The failure resolves to a two-state collapse. Before execution, the button is present on the page. After execution, the history entry is absent. A history entry that was removed and a history entry that never existed are, read from the browser history, the same state. The mechanism collapses ran and never-ran into one observable. Any control that collapses its success state and its never-invoked state into a single reading has no measurable output. That collapse is the mechanism of failure. It is not triggered by an error and not introduced by an attacker. It is the defined behaviour operating as defined.

What this exposes is a class of controls whose success condition is the absence of their own trace. When a mechanism defines success as no record remains, success and failure produce the same output. A run that completed and a run that never started both terminate in absence. You cannot distinguish them, because the distinguishing evidence is the thing the mechanism removes. Every control in this class is unverifiable by construction, not by circumstance.

Hold the same mechanism and press on it. Take any process whose defined output is the deletion of the record of that process. Whether it executed once, executed many times, executed and stopped partway, or was never executed at all, the terminal observable is identical. Nothing remains. The number of executions is not confirmed and cannot be confirmed from the output. The completeness of any single execution is not confirmed and cannot be confirmed from the output.
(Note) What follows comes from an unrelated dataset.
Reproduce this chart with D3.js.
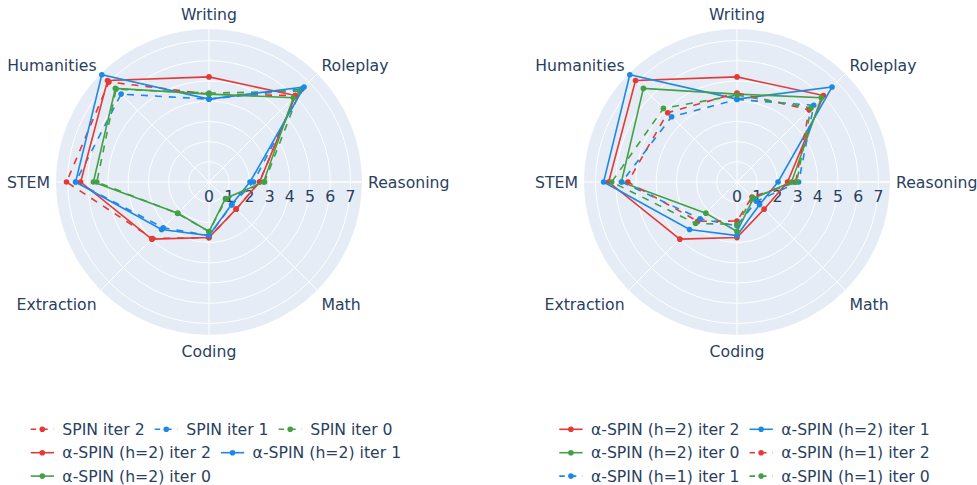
<!DOCTYPE html>
<html>
<head>
<meta charset="utf-8">
<script src="https://cdn.jsdelivr.net/npm/d3@7"></script>
<style>
  body { margin: 0; background: #fff; }
  svg text { font-family: "DejaVu Sans", Verdana, sans-serif; fill: #2a3f5f; }
</style>
</head>
<body>
<svg id="chart" width="977" height="485"></svg>
<script>
// categories clockwise from the top
var categories = ["Writing", "Roleplay", "Reasoning", "Math", "Coding", "Extraction", "STEM", "Humanities"];
var radialTicks = [0, 1, 2, 3, 4, 5, 6, 7];

// left panel
var spinIter2 = [4.35, 6.05, 2.5, 1.9, 2.75, 3.95, 7.05, 7.0];
var spinIter1 = [4.1, 6.5, 2.2, 1.6, 2.65, 3.2, 6.6, 6.15];
var spinIter0 = [4.4, 6.35, 2.75, 1.2, 2.45, 2.2, 5.55, 6.5];
var alphaH2Iter2 = [5.2, 6.05, 2.5, 1.9, 2.75, 4.0, 6.35, 7.1];
var alphaH2Iter1 = [4.1, 6.65, 2.03, 1.58, 2.65, 3.32, 6.6, 7.5];
var alphaH2Iter0 = [4.35, 5.9, 2.7, 1.15, 2.45, 2.18, 5.72, 6.55];
// right panel extra
var alphaH1Iter2 = [4.4, 5.05, 2.9, 1.05, 1.93, 2.75, 5.4, 4.85];
var alphaH1Iter1 = [4.08, 5.37, 3.05, 1.35, 2.17, 2.58, 5.7, 4.57];
var alphaH1Iter0 = [4.3, 5.18, 2.95, 1.1, 2.1, 2.9, 6.2, 5.15];

var red = "#e53935", blue = "#1e88e5", green = "#43a047";

var leftSeries = [
  {name: "SPIN iter 2", values: spinIter2, color: red, dash: true},
  {name: "SPIN iter 1", values: spinIter1, color: blue, dash: true},
  {name: "SPIN iter 0", values: spinIter0, color: green, dash: true},
  {name: "α-SPIN (h=2) iter 2", values: alphaH2Iter2, color: red, dash: false},
  {name: "α-SPIN (h=2) iter 1", values: alphaH2Iter1, color: blue, dash: false},
  {name: "α-SPIN (h=2) iter 0", values: alphaH2Iter0, color: green, dash: false}
];
var rightSeries = [
  {name: "α-SPIN (h=2) iter 2", values: alphaH2Iter2, color: red, dash: false},
  {name: "α-SPIN (h=2) iter 1", values: alphaH2Iter1, color: blue, dash: false},
  {name: "α-SPIN (h=2) iter 0", values: alphaH2Iter0, color: green, dash: false},
  {name: "α-SPIN (h=1) iter 2", values: alphaH1Iter2, color: red, dash: true},
  {name: "α-SPIN (h=1) iter 1", values: alphaH1Iter1, color: blue, dash: true},
  {name: "α-SPIN (h=1) iter 0", values: alphaH1Iter0, color: green, dash: true}
];

var svg = d3.select("svg#chart");
var fontSize = 15.7;
var outerR = 153;
var rMax = 7.57;
var lineW = 1.6;
var dashArr = "7,7";

var rScale = d3.scaleLinear().domain([0, rMax]).range([0, outerR]);
var aScale = d3.scalePoint().domain(categories).range([0, 2 * Math.PI * 7 / 8]);

function drawRadar(cx, cy, series, legendX) {
  var g = svg.append("g").attr("transform", "translate(" + cx + "," + cy + ")");

  // background disc
  g.append("circle").attr("r", outerR).attr("fill", "#e5ecf6");

  // grid circles
  g.selectAll("circle.grid")
    .data(radialTicks.filter(function(t) { return t > 0; }))
    .enter().append("circle")
    .attr("class", "grid")
    .attr("r", function(d) { return rScale(d); })
    .attr("fill", "none")
    .attr("stroke", "#fff")
    .attr("stroke-width", 1);

  // spokes
  g.selectAll("line.spoke")
    .data(categories)
    .enter().append("line")
    .attr("class", "spoke")
    .attr("x1", 0).attr("y1", 0)
    .attr("x2", function(d) { return outerR * Math.sin(aScale(d)); })
    .attr("y2", function(d) { return -outerR * Math.cos(aScale(d)); })
    .attr("stroke", "#fff")
    .attr("stroke-width", function(d) { return d === "Reasoning" ? 1.6 : 1; });

  // radial tick labels
  g.selectAll("text.rtick")
    .data(radialTicks)
    .enter().append("text")
    .attr("class", "rtick")
    .attr("x", function(d) { return rScale(d); })
    .attr("y", 14)
    .attr("text-anchor", "middle")
    .attr("dominant-baseline", "central")
    .style("font-size", fontSize + "px")
    .text(function(d) { return d; });

  // angular labels
  var pad = outerR + 6;
  g.selectAll("text.alabel")
    .data(categories)
    .enter().append("text")
    .attr("class", "alabel")
    .attr("x", function(d) { return pad * Math.sin(aScale(d)); })
    .attr("y", function(d) {
      var c = Math.cos(aScale(d));
      var off = c < -0.1 ? 10.5 : (c > 0.1 ? -9 * c * c : 0);
      return -pad * c + off;
    })
    .attr("text-anchor", function(d) {
      var s = Math.sin(aScale(d));
      return s > 0.1 ? "start" : (s < -0.1 ? "end" : "middle");
    })
    .attr("dominant-baseline", "central")
    .style("font-size", fontSize + "px")
    .text(function(d) { return d; });

  var line = d3.lineRadial()
    .angle(function(d, i) { return aScale(categories[i]); })
    .radius(function(d) { return rScale(d); })
    .curve(d3.curveLinearClosed);

  series.forEach(function(s) {
    var tg = g.append("g");
    tg.append("path")
      .attr("d", line(s.values))
      .attr("fill", "none")
      .attr("stroke", s.color)
      .attr("stroke-width", lineW)
      .attr("stroke-dasharray", s.dash ? dashArr : null);
    tg.selectAll("circle")
      .data(s.values)
      .enter().append("circle")
      .attr("cx", function(d, i) { return rScale(d) * Math.sin(aScale(categories[i])); })
      .attr("cy", function(d, i) { return -rScale(d) * Math.cos(aScale(categories[i])); })
      .attr("r", 2.8)
      .attr("fill", s.color);
  });

  // legend, flowing left to right and wrapping
  var lg = svg.append("g");
  var x = legendX, y = 429.3, maxW = 440, rowH = 23.4;
  series.forEach(function(s) {
    var item = lg.append("g");
    item.append("line")
      .attr("x1", 0).attr("x2", 23.3).attr("y1", 0).attr("y2", 0)
      .attr("stroke", s.color)
      .attr("stroke-width", lineW)
      .attr("stroke-dasharray", s.dash ? "5.5,6" : null);
    item.append("circle").attr("cx", 11.6).attr("cy", 0).attr("r", 2.8).attr("fill", s.color);
    var t = item.append("text")
      .attr("x", 31.6).attr("y", 0)
      .attr("dominant-baseline", "central")
      .style("font-size", fontSize + "px")
      .text(s.name);
    var w = 31.6 + t.node().getComputedTextLength() + 10;
    if (x + w - legendX > maxW && x > legendX) {
      x = legendX;
      y += rowH;
    }
    item.attr("transform", "translate(" + x + "," + y + ")");
    x += w;
  });
}

drawRadar(209, 182, leftSeries, 30.7);
drawRadar(737, 182, rightSeries, 559.3);
</script>
</body>
</html>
The mechanism does not degrade under these questions. It was never able to answer them. Same mechanism, same blind output.

The pattern also exposes a posture. A system that ships a self-erasing control has accepted that a category of its own actions will be unobservable to it. That acceptance is a decision about what the operator is permitted to see, and the mechanism makes that decision, not the operator. It removes the operator’s ability to confirm the control’s own behaviour. Whether that removal extends beyond browser history is not confirmed. Within browser history it is total. A control you cannot observe is a control you cannot manage. A control you cannot manage is not one you hold. You hold the button. You do not hold the outcome.

State it without softening. A control whose output is the deletion of its own execution record is not a control. It is an unmonitored action with a name. Verification requires a record that survives the event it records. The confirmed behaviour of this feature is that its browser-history record does not survive its execution. Measured against a verification requirement, and contained to the browser-history boundary, this mechanism does not meet it. That is not a claim about intent. Intent is not confirmed. It is a statement about behaviour, and behaviour is the only thing I am accountable to.

What must now be true is narrow and non-negotiable. If execution must be verifiable, execution must produce a durable artifact that is independent of the mechanism being executed and that survives that execution. Whether any such artifact exists outside browser history is not confirmed. Absence of the history entry is not evidence about any other store, in either direction. Until a surviving, independent record is confirmed to exist, the correct operating assumption is that within the confirmed boundary the event is unrecoverable. Assume nothing the facts do not carry.

If a system allows a behaviour, that behaviour will occur, and a behaviour that erases its own record will occur without leaving one. Design decides what you can see after the fact. This design decides you see nothing in browser history. A record that deletes itself is not a record. A control that cannot be verified is not effective. Do not measure this by the button you can press. Measure it by the record you can produce. Within the confirmed boundary, there is none.